[Data items]
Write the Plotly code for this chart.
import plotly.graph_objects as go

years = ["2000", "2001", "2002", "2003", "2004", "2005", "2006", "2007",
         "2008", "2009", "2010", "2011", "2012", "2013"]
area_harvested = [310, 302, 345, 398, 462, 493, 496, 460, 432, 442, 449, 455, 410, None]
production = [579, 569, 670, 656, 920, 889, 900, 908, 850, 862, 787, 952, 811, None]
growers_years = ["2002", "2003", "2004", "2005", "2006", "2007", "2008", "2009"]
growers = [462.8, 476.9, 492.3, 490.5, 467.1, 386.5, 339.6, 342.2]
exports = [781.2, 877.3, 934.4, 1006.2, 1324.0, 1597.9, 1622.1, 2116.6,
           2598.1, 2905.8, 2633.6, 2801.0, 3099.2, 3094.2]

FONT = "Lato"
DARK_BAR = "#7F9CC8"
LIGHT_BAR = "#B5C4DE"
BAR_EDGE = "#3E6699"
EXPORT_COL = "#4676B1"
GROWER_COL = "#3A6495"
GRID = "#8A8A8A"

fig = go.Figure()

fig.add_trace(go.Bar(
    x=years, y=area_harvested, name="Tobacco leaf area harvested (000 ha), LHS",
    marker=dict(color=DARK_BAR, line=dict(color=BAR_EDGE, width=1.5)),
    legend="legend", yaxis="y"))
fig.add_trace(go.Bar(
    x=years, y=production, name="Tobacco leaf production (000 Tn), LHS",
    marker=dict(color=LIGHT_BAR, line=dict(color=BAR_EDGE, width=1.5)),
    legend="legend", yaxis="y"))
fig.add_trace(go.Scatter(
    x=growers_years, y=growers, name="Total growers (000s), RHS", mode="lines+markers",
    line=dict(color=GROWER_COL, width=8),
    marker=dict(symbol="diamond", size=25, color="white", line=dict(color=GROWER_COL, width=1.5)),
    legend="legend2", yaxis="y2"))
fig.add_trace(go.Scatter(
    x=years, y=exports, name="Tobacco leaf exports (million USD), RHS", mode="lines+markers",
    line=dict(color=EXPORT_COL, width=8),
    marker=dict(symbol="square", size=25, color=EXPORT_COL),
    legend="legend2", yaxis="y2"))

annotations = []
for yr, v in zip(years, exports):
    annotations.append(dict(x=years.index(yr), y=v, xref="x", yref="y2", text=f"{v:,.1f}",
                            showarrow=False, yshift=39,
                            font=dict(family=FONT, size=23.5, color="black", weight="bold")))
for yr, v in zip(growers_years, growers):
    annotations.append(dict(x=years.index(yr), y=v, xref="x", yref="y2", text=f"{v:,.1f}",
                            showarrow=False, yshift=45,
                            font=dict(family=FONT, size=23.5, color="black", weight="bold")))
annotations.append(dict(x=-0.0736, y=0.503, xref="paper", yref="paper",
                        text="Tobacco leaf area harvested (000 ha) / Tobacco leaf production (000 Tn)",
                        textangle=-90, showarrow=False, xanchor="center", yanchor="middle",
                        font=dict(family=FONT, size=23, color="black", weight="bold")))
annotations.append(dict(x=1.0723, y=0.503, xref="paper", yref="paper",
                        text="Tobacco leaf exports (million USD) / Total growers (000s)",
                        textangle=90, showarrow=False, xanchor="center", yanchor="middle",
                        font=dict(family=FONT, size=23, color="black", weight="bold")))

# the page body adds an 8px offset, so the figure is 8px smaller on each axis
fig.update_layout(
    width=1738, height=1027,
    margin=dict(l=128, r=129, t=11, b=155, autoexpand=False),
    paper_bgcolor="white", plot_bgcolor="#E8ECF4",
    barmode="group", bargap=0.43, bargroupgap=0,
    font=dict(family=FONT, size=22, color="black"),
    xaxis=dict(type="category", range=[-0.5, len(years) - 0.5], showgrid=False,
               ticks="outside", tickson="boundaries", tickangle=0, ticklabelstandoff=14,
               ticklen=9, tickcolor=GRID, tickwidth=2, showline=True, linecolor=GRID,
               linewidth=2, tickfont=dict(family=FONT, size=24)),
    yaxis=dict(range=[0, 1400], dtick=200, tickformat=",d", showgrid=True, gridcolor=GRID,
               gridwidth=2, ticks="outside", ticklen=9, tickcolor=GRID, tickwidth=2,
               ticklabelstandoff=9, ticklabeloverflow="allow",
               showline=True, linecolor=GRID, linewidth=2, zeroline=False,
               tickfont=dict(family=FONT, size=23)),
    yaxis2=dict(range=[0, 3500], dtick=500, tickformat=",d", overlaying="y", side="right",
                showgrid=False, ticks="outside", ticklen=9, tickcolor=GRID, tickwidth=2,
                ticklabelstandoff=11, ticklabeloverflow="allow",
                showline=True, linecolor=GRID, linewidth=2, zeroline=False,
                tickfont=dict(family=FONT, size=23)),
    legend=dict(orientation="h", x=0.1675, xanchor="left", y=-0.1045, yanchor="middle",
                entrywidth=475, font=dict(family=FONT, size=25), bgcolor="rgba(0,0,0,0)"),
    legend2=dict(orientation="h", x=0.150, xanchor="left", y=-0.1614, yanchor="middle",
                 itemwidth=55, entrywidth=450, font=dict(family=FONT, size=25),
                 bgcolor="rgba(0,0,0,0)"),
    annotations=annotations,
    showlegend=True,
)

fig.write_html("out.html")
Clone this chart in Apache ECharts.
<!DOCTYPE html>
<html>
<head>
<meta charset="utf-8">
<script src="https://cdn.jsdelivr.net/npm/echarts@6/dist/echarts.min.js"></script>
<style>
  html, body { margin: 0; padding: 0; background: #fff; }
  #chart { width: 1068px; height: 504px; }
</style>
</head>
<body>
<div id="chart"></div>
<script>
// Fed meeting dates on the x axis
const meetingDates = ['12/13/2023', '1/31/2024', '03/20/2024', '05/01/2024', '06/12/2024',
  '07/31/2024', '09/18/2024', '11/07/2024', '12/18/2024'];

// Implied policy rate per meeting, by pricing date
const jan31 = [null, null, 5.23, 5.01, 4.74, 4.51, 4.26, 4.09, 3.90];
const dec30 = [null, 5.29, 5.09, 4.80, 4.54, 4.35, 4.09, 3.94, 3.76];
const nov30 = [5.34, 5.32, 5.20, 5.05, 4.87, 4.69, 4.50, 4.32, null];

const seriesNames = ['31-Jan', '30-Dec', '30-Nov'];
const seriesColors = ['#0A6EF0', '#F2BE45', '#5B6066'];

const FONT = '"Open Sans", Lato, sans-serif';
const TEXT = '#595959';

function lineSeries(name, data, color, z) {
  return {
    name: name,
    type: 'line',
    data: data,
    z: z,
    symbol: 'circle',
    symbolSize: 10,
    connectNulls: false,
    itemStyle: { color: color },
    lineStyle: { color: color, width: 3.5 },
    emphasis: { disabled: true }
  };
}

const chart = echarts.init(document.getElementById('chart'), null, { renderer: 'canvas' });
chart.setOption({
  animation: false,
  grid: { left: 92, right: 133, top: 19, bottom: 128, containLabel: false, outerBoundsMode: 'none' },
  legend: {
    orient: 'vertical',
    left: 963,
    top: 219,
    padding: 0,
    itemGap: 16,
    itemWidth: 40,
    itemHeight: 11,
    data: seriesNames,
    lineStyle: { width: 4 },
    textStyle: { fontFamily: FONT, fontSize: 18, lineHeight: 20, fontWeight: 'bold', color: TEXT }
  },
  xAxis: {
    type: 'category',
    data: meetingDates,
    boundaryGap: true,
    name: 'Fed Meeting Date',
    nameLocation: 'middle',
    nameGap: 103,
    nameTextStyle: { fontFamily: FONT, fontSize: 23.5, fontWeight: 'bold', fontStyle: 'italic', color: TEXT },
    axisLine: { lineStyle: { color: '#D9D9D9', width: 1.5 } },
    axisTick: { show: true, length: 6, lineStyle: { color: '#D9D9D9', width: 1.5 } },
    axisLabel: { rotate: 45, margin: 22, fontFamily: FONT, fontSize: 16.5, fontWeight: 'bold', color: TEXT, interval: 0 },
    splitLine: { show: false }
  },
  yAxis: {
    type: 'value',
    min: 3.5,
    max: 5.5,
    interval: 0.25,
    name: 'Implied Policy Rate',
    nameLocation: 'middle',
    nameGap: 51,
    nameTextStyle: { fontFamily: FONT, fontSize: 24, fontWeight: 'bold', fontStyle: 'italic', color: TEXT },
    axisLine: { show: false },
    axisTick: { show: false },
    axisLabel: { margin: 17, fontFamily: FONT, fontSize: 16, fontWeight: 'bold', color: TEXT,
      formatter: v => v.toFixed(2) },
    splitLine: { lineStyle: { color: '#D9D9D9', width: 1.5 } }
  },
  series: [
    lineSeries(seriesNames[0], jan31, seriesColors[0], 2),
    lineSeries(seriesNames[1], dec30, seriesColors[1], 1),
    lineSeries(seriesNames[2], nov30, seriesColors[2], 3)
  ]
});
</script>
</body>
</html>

...

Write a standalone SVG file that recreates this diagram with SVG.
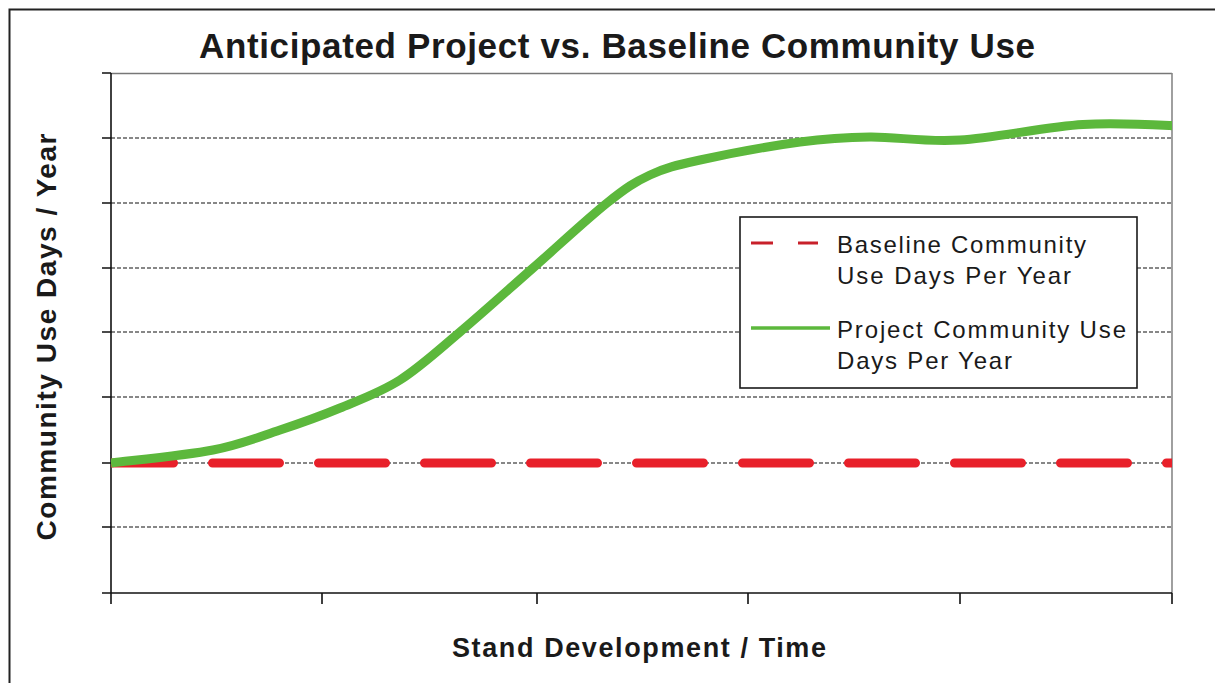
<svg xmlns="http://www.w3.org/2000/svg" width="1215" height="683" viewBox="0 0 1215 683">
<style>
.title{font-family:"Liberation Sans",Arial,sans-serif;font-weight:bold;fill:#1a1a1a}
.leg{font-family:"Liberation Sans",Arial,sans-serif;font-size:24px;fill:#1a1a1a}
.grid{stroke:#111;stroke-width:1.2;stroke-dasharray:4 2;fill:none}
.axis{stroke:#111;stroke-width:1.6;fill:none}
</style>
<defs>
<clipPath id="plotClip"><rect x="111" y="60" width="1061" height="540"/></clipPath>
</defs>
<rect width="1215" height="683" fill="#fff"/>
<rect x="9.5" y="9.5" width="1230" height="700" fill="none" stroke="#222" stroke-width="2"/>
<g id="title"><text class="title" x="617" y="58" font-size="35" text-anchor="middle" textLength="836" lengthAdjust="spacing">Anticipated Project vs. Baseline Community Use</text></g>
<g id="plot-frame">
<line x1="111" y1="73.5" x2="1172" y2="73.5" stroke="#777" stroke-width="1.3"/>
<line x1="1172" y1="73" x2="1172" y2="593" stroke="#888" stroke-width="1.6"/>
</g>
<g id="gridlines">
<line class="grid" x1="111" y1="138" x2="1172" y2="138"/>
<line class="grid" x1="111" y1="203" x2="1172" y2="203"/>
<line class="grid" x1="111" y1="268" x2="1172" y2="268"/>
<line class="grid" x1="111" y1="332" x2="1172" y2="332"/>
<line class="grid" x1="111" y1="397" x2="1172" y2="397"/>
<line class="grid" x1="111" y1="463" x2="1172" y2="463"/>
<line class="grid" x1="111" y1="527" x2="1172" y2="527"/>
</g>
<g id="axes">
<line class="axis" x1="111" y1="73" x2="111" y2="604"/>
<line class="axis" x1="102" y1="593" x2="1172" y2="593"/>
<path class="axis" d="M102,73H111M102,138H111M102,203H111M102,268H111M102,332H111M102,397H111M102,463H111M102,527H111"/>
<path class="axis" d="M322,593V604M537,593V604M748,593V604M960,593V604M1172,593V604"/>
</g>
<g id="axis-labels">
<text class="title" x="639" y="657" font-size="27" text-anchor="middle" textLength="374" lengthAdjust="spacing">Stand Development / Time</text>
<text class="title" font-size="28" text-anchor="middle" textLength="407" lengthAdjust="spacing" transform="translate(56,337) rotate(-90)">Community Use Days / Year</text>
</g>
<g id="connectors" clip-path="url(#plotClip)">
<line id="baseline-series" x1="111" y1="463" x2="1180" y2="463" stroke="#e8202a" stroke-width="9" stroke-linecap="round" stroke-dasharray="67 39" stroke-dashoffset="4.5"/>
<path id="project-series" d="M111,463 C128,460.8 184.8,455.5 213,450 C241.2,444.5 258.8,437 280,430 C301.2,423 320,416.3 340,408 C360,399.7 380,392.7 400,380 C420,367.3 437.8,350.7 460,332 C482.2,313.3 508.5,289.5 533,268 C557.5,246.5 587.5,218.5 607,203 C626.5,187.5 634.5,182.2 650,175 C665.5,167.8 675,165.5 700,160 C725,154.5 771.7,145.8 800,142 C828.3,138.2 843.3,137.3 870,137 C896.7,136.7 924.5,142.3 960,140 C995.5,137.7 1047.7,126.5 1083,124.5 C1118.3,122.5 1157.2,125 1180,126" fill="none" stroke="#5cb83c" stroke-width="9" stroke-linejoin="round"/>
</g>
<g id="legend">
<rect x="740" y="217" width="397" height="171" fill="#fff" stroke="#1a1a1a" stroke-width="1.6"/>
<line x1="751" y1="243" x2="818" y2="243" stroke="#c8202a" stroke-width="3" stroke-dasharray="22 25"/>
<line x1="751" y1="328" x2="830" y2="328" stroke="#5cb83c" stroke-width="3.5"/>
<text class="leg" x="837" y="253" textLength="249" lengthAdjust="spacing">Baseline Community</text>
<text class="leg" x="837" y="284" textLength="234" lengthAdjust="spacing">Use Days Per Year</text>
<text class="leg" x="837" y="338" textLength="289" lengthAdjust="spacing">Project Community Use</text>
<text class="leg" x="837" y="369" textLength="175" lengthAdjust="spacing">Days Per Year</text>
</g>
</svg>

(STATED PROBLEM) Retype precisely, and only, the span of lines that opens at the line containing "Write the Plotly code for this chart." and closes at the line containing "fig = go.Figure()", both inclusive.

(EXPECTED ANSWER)
Write the Plotly code for this chart.
import plotly.graph_objects as go

years = ["2000", "2001", "2002", "2003", "2004", "2005", "2006", "2007",
         "2008", "2009", "2010", "2011", "2012", "2013"]
area_harvested = [310, 302, 345, 398, 462, 493, 496, 460, 432, 442, 449, 455, 410, None]
production = [579, 569, 670, 656, 920, 889, 900, 908, 850, 862, 787, 952, 811, None]
growers_years = ["2002", "2003", "2004", "2005", "2006", "2007", "2008", "2009"]
growers = [462.8, 476.9, 492.3, 490.5, 467.1, 386.5, 339.6, 342.2]
exports = [781.2, 877.3, 934.4, 1006.2, 1324.0, 1597.9, 1622.1, 2116.6,
           2598.1, 2905.8, 2633.6, 2801.0, 3099.2, 3094.2]

FONT = "Lato"
DARK_BAR = "#7F9CC8"
LIGHT_BAR = "#B5C4DE"
BAR_EDGE = "#3E6699"
EXPORT_COL = "#4676B1"
GROWER_COL = "#3A6495"
GRID = "#8A8A8A"

fig = go.Figure()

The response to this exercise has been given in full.